Note that I set the actual network here rather than using load_state_dict() because I will be using custom network layers as well. So I do not want to just set weights. I want to replace the modules with my own sequential model, which also has pretrained weights.

I am a little nervous when playing with such a big repo as SB3, and hoping I did not miss anything that may break training. Everything compiles and looks right, but are there any logic errors or other issues I am missing? Thank you so much!

Checklist

BeFranke commented 1 year ago

I had a similar problem, and wrote a wrapper subclass to stable_baselines3.common.policies.ActorCriticPolicy to achieve this:

Gist

Now, I am pretty new to stable baselines 3 and do not claim that this is a good way to do it, but from some limited experiments I did this at least achieves a comparable performance to the sb3-native solution when given the same networks and hyperparameters.

With this code, you can setup your policy and value networks as torch MLPs and then pass them like this (example for PPO):

model = PPO(env=train_env, policy=TorchWrapperActorCriticPolicy, policy_kwargs={ "torch_policy_network": <put your custom policy network here>, "torch_value_network": <put your custom policy network here> })

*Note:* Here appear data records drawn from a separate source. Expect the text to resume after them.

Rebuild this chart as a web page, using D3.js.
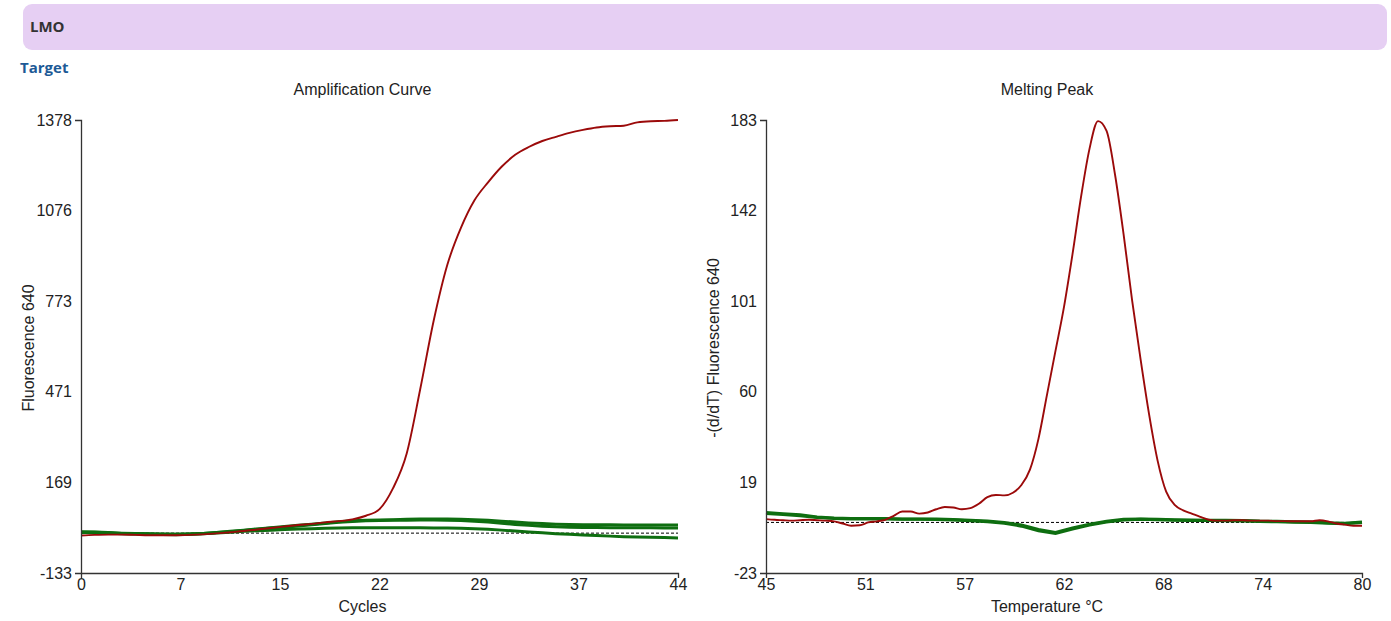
<!DOCTYPE html>
<html>
<head>
<meta charset="utf-8">
<script src="https://cdn.jsdelivr.net/npm/d3@7"></script>
<style>
  body { margin: 0; background: #fff; }
  text { font-family: "Liberation Sans", Arial, sans-serif; fill: #222; }
  .hdr { font-family: "Open Sans", "DejaVu Sans", sans-serif; font-weight: bold; }
</style>
</head>
<body>
<svg id="vis"></svg>
<script>
const SVG = d3.select('#vis');
const WIDTH = 1391;
const HEIGHT = 621;

// amplification: cycles and fluorescence
const cycles = [0,1,2,3,4,5,6,7,8,9,10,11,12,13,14,15,16,17,18,19,20,21,22,23,24,25,26,27,28,29,30,31,32,33,34,35,36,37,38,39,40,41,42,43,44];
const ampRed = [-8,-6,-5,-5,-6,-7,-7,-7,-6,-4,-1,3,7,12,17,22,27,31,36,40,46,58,80,150,265,480,710,895,1018,1110,1170,1222,1262,1288,1308,1322,1335,1345,1353,1357,1359,1370,1374,1375,1378];
const ampGreenA = [5,4,2,0,-1,-2,-3,-4,-3,-1,2,6,10,14,18,22,26,30,34,38,41,43,44,45,46,47,47,47,46,45,43,40,37,34,32,30,29,28,28,28,27,27,27,27,27];
const ampGreenB = [3,3,1,-1,-2,-3,-4,-4,-3,-1,2,5,9,13,17,20,24,28,32,36,39,41,42,43,43,44,44,43,42,40,37,33,29,26,23,21,20,19,19,18,18,18,18,17,17];
const ampGreenC = [2,1,0,-2,-3,-4,-5,-5,-4,-2,0,3,6,8,10,12,14,15,16,17,18,18,18,18,18,18,17,17,16,15,13,10,7,4,1,-2,-4,-6,-8,-10,-12,-13,-14,-15,-16];

// melting peak: temperature and -(d/dT)
const meltTemps = [45,45.5,46,46.5,47,47.5,48,48.5,49,49.5,50,50.5,51,51.5,52,52.5,53,53.5,54,54.5,55,55.5,56,56.5,57,57.5,58,58.5,59,59.5,60,60.5,61,61.5,62,62.5,63,63.5,64,64.5,65,65.5,66,66.5,67,67.5,68,68.5,69,69.5,70,70.5,71,71.5,72,72.5,73,73.5,74,74.5,75,75.5,76,76.5,77,77.5,78,78.5,79,79.5,80];
const meltRed = [1.5,1.2,1.0,0.8,1.0,1.2,1.0,0.8,0.5,-0.5,-1.5,-1.3,0,0.5,1.2,3,5,5,4,4.5,6,7,6.8,6,6.5,8.5,11.5,12.5,12.3,13.5,17,24,38,58,78,98,122,148,170,182.5,178,158,131,101,74,49,28,14,8,5.5,4,2.5,1.2,0.8,0.8,1,1,0.8,0.8,0.8,0.6,0.6,0.5,0.5,0.5,1,0.5,-0.5,-1,-1.5,-1.5];
const greenTemps = [45,46,47,48,49,50,51,52,53,54,55,56,57,58,59,60,61,62,63,64,65,66,67,68,69,70,71,72,73,74,75,76,77,78,79,80];
const meltGreenA = [4.5,4,3.5,2.5,2,1.8,1.8,1.8,1.6,1.6,1.5,1.3,1.0,0.6,0,-1.2,-3.2,-4.6,-2.5,-0.8,0.5,1.4,1.6,1.4,1.2,1.1,1.0,1.0,0.9,0.6,0.5,0.3,0.2,-0.2,-0.4,0.2];
const meltGreenB = [4.0,3.6,3.0,2.2,1.8,1.6,1.6,1.6,1.4,1.4,1.3,1.1,0.8,0.3,-0.4,-1.7,-3.8,-5.0,-3.0,-1.2,0.2,1.1,1.4,1.2,1.0,0.9,0.9,0.8,0.7,0.4,0.3,0.1,0,-0.4,-0.6,0];

const ampXLabels = [0,7,15,22,29,37,44];
const ampYLabels = [-133,169,471,773,1076,1378];
const meltXLabels = [45,51,57,62,68,74,80];
const meltYLabels = [-23,19,60,101,142,183];

const RED = "#9b0a0a";
const GREEN = "#0e6e10";

SVG.attr("width", WIDTH).attr("height", HEIGHT);

// header bar
SVG.append("rect")
  .attr("x", 23).attr("y", 4)
  .attr("width", 1364).attr("height", 46)
  .attr("rx", 9)
  .attr("fill", "#e6cff3");
SVG.append("text").attr("class", "hdr")
  .attr("x", 30).attr("y", 32)
  .style("font-size", "15px").style("fill", "#333")
  .text("LMO");
SVG.append("text").attr("class", "hdr")
  .attr("x", 20).attr("y", 73)
  .style("font-size", "15px").style("fill", "#1d5a96")
  .text("Target");

function drawChart(opt) {
  const g = SVG.append("g");
  const x = d3.scaleLinear().domain(opt.xDomain).range([opt.left, opt.right]);
  const y = d3.scaleLinear().domain(opt.yDomain).range([573, 120]);
  const cx = (opt.left + opt.right) / 2 - 17;

  // evenly spaced tick positions, labels as shown on the instrument
  const xt = opt.xLabels.map((d, i) => opt.xDomain[0] + i * (opt.xDomain[1] - opt.xDomain[0]) / (opt.xLabels.length - 1));
  const yt = opt.yLabels.map((d, i) => opt.yDomain[0] + i * (opt.yDomain[1] - opt.yDomain[0]) / (opt.yLabels.length - 1));

  // zero baseline
  g.append("line")
    .attr("x1", x(opt.xDomain[0])).attr("x2", x(opt.xDomain[1]))
    .attr("y1", y(0)).attr("y2", y(0))
    .attr("stroke", "#000").attr("stroke-width", 1)
    .attr("stroke-dasharray", "3,2");

  const line = (xs, curve) => d3.line()
    .x((d, i) => x(xs[i]))
    .y(d => y(d))
    .curve(curve);

  opt.greens.forEach(s => {
    g.append("path").datum(s)
      .attr("d", line(opt.greenX, d3.curveLinear))
      .attr("fill", "none").attr("stroke", GREEN).attr("stroke-width", 3);
  });
  g.append("path").datum(opt.red)
    .attr("d", line(opt.redX, d3.curveMonotoneX))
    .attr("fill", "none").attr("stroke", RED).attr("stroke-width", 1.9);

  const xAxis = g.append("g")
    .attr("transform", "translate(0,573)")
    .call(d3.axisBottom(x).tickValues(xt)
      .tickFormat((d, i) => opt.xLabels[i])
      .tickSizeInner(0).tickSizeOuter(5).tickPadding(6));
  const yAxis = g.append("g")
    .attr("transform", `translate(${opt.left},0)`)
    .call(d3.axisLeft(y).tickValues(yt)
      .tickFormat((d, i) => opt.yLabels[i])
      .tickSizeInner(0).tickSizeOuter(6).tickPadding(9));
  [xAxis, yAxis].forEach(a => {
    a.select(".domain").attr("stroke", "#333").attr("stroke-width", 1.3);
    a.selectAll("text").style("font-size", "16px").style("fill", "#222")
      .attr("font-family", null);
  });

  g.append("text")
    .attr("x", cx).attr("y", 95)
    .attr("text-anchor", "middle").style("font-size", "16px")
    .text(opt.title);
  g.append("text")
    .attr("x", cx).attr("y", 612)
    .attr("text-anchor", "middle").style("font-size", "16px")
    .text(opt.xTitle);
  g.append("text")
    .attr("transform", `translate(${opt.yTitleX},348) rotate(-90)`)
    .attr("text-anchor", "middle").style("font-size", "16px")
    .text(opt.yTitle);
}

drawChart({
  left: 81, right: 678,
  xDomain: [0, 44], yDomain: [-133, 1378],
  xLabels: ampXLabels, yLabels: ampYLabels,
  redX: cycles, red: ampRed,
  greenX: cycles, greens: [ampGreenC, ampGreenB, ampGreenA],
  title: "Amplification Curve", xTitle: "Cycles",
  yTitle: "Fluorescence 640", yTitleX: 34
});

drawChart({
  left: 766, right: 1362,
  xDomain: [45, 80], yDomain: [-23, 183],
  xLabels: meltXLabels, yLabels: meltYLabels,
  redX: meltTemps, red: meltRed,
  greenX: greenTemps, greens: [meltGreenB, meltGreenA],
  title: "Melting Peak", xTitle: "Temperature °C",
  yTitle: "-(d/dT) Fluorescence 640", yTitleX: 719
});
</script>
</body>
</html>
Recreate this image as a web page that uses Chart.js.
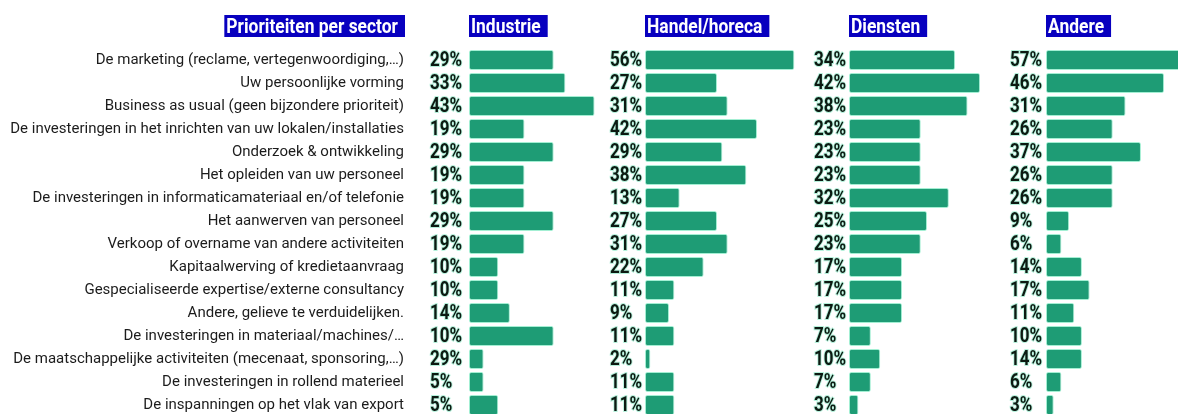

You should then be able to freely re-assign model.policy._policy_network and model.policy._value_network. Feedback to this solution is welcome!

araffin commented 1 year ago

I have read the documentation

https://stable-baselines3.readthedocs.io/en/master/guide/examples.html#accessing-and-modifying-model-parameters

TL;DR: you can use set_parameters or load_state_dict() (you will probably need to rename some keys)

I have checked that there is no similar issue in the repo

Probably a duplicate of https://github.com/DLR-RM/stable-baselines3/issues/1411

WreckItTim commented 1 year ago

I have read the documentation

https://stable-baselines3.readthedocs.io/en/master/guide/examples.html#accessing-and-modifying-model-parameters

TL;DR: you can use set_parameters or load_state_dict() (you will probably need to rename some keys)

I have checked that there is no similar issue in the repo

Probably a duplicate of #1411

Slightly a duplicate, the difference being I am also trying to collect a replay buffer using the already trained model before online training starts. As opposed to randomly sampling the action space before online training starts.

araffin commented 1 year ago

The code that update the replay buffer is there: https://github.com/DLR-RM/stable-baselines3/blob/5a70af8abddfc96eac3911e69b20f19f5220947c/stable_baselines3/common/off_policy_algorithm.py#L416

In the examples, we have one about saving/loading a replay buffer.

WreckItTim commented 1 year ago

@araffin Perfect! This might be better than the hacky solution I was using in original post. Thank you for the responses =)

@BeFranke Yes this is similar to what I want to do! Thank you. I was trying to avoid making a custom class, because you never know for sure if there are any potential logic errors, or other steps, you are skipping/overwriting when working with a large, external repo. I think it's a better solution than overriding/hacking the built-in classes though.